The Democratic governor added, "We're at a point in this epidemic, this pandemic, where individuals' choice not to get vaccinated is now impacting the rest of us in a profound and devastating and deadly way."
There are 246,000 state employees in California who will be impacted by the order. Additionally, there are at least 2 million healthcare workers in the public and private sectors in the state who fall under the mandate, according to the Associated Press.
Read more: How anti-vaxxers are engineering a wave of legal battles to fight mandatory workplace Covid jabs
The vaccine or test requirement also applies to those working in "high-risk congregate settings" like adult and senior residential facilities, homeless shelters, and jails, the governor said.
The new policy for state workers will take effect on Aug. 2 and testing will be phased in over the next few weeks, while the policy for healthcare workers and those in congregate facilities will take effect on Aug. 9.
Healthcare facilities will have until Aug. 23 to be in full compliance.

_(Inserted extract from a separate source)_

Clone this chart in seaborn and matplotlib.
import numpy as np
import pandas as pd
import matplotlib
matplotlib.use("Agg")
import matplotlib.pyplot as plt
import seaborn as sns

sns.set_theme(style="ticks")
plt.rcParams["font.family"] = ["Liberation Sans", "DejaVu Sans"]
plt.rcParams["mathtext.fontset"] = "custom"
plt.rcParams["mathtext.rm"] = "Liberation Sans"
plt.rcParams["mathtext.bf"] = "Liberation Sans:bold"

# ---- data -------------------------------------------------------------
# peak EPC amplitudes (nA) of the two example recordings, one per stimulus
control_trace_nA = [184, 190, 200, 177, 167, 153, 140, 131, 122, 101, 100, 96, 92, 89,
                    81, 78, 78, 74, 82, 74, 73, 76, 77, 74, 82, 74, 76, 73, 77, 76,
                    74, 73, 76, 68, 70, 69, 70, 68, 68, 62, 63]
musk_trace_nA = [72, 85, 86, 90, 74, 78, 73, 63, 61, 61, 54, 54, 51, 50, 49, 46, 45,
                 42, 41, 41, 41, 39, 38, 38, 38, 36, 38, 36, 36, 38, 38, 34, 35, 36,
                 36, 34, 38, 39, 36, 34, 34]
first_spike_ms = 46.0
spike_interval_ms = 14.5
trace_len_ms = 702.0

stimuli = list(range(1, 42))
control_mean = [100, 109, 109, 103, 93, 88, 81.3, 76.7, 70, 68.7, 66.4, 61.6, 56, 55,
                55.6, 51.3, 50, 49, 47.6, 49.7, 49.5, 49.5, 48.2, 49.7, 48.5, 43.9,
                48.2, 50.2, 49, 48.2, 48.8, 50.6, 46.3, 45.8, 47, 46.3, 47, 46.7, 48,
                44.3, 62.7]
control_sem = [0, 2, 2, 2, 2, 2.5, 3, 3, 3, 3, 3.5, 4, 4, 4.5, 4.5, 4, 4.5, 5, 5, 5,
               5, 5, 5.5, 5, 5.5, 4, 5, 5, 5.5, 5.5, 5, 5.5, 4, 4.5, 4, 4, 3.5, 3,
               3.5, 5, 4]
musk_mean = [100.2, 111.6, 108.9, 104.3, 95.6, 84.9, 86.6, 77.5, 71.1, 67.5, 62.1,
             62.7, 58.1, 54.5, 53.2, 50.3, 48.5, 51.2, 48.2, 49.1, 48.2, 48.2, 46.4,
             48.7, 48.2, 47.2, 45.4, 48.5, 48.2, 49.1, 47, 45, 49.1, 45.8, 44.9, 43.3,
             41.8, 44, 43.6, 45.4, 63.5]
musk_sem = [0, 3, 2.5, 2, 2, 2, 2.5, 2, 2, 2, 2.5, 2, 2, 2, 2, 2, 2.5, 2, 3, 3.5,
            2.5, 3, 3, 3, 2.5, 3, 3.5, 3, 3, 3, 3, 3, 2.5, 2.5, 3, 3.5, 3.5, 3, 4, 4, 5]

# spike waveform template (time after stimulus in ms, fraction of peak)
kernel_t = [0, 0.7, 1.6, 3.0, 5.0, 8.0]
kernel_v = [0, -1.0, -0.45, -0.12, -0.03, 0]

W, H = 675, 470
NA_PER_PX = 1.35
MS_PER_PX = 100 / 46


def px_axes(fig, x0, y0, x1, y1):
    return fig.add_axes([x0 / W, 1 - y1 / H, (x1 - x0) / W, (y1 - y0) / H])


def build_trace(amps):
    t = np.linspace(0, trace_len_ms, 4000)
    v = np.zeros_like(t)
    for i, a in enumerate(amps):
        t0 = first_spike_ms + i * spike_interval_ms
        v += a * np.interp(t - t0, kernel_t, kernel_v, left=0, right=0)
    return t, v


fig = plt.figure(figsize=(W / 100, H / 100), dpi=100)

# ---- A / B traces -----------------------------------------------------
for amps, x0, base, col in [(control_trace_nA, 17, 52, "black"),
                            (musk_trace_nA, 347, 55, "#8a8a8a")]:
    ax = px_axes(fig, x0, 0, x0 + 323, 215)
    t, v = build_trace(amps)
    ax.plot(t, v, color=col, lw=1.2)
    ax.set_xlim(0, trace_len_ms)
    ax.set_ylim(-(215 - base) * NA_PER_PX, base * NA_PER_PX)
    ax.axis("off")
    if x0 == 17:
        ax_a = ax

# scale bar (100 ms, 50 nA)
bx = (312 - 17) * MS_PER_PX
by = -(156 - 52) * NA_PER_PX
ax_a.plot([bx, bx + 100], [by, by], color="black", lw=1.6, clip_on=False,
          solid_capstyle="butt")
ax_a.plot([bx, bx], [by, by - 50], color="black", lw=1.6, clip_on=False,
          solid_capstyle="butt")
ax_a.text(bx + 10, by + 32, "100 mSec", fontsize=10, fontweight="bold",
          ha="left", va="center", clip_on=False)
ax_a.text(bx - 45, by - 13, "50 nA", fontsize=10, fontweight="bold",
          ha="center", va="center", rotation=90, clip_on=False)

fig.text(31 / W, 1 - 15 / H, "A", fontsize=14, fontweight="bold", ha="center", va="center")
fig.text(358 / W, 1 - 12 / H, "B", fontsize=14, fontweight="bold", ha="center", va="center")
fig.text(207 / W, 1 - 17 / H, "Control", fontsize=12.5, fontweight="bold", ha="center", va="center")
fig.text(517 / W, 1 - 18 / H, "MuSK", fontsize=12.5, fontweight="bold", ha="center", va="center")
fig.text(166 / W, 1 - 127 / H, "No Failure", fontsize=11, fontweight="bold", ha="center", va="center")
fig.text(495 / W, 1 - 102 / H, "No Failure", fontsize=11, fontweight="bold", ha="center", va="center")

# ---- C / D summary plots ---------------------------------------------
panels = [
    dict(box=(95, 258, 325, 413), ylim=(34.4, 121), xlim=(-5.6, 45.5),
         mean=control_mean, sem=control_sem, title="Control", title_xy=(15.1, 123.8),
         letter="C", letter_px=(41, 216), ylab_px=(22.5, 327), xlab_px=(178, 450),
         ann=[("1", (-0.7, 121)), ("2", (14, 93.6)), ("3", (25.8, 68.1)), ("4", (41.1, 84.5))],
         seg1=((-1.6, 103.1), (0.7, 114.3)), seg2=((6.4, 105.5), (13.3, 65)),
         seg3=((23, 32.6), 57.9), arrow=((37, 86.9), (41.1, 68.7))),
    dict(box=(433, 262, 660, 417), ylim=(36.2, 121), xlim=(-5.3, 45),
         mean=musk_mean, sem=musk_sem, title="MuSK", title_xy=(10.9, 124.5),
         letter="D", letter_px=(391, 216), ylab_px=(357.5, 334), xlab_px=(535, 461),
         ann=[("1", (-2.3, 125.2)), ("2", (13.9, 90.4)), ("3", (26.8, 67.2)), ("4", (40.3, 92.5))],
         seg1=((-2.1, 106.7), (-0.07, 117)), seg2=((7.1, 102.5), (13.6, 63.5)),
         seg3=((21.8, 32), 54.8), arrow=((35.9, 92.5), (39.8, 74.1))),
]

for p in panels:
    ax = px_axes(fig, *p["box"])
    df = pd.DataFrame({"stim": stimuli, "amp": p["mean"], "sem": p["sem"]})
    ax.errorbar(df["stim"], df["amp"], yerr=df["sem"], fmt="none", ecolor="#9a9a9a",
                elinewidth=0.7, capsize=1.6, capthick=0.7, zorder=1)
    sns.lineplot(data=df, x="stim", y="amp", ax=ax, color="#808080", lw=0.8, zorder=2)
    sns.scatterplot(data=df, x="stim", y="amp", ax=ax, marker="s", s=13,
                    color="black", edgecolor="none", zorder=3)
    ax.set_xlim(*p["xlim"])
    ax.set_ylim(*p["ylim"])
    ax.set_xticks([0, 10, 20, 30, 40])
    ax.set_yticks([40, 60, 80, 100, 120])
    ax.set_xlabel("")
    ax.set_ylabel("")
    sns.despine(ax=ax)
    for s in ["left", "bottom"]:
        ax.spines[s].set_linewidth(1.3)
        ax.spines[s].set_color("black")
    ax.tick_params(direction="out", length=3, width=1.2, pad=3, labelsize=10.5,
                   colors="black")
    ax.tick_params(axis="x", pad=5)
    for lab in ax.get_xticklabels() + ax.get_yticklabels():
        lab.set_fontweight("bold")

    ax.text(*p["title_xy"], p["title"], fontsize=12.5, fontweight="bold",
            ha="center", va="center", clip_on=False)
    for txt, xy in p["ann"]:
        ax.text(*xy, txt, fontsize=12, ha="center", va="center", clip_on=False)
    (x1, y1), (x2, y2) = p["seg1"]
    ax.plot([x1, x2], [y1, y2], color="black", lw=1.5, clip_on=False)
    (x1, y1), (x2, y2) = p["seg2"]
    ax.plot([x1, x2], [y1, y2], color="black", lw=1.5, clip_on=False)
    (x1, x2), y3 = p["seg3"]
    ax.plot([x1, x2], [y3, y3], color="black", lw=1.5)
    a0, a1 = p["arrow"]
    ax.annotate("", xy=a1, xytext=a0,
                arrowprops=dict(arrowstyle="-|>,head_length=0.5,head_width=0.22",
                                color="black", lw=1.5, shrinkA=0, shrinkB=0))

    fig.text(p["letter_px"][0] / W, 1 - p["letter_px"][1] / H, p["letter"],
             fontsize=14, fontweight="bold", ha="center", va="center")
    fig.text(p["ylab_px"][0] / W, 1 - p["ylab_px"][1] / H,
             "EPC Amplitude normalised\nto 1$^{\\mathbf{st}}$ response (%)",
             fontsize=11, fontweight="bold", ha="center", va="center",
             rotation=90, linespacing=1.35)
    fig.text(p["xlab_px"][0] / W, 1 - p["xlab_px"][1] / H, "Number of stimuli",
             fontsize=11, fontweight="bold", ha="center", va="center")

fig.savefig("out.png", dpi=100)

California has recently seen an increase in coronavirus cases as the highly transmissible Delta variant of COVID-19 continues to spread. The state's coronavirus positivity rate has risen to 5.3%, Newsom said Monday.
"As the state's largest employer - we're leading by example. Vaccines are the solution," Newsom said in a tweet. "We encourage local governments and other businesses to follow suit."
According to Newsom's office, "Despite California leading the nation in vaccinations, with more than 44 million doses administered and 75% of the eligible population having received at least one dose, the state is seeing increasing numbers of people who refused to get the vaccine being admitted to the ICU and dying."
California's mandate was the latest vaccine requirement announced as the COVID-19 pandemic drags on.
New York City Mayor Bill de Blasio announced Monday that the entire city workforce - some 340,000 people - will be mandated by mid-September to get vaccinated against the coronavirus or be tested weekly, and the Department of Veterans Affairs also announced that all healthcare workers will need to get vaccinated.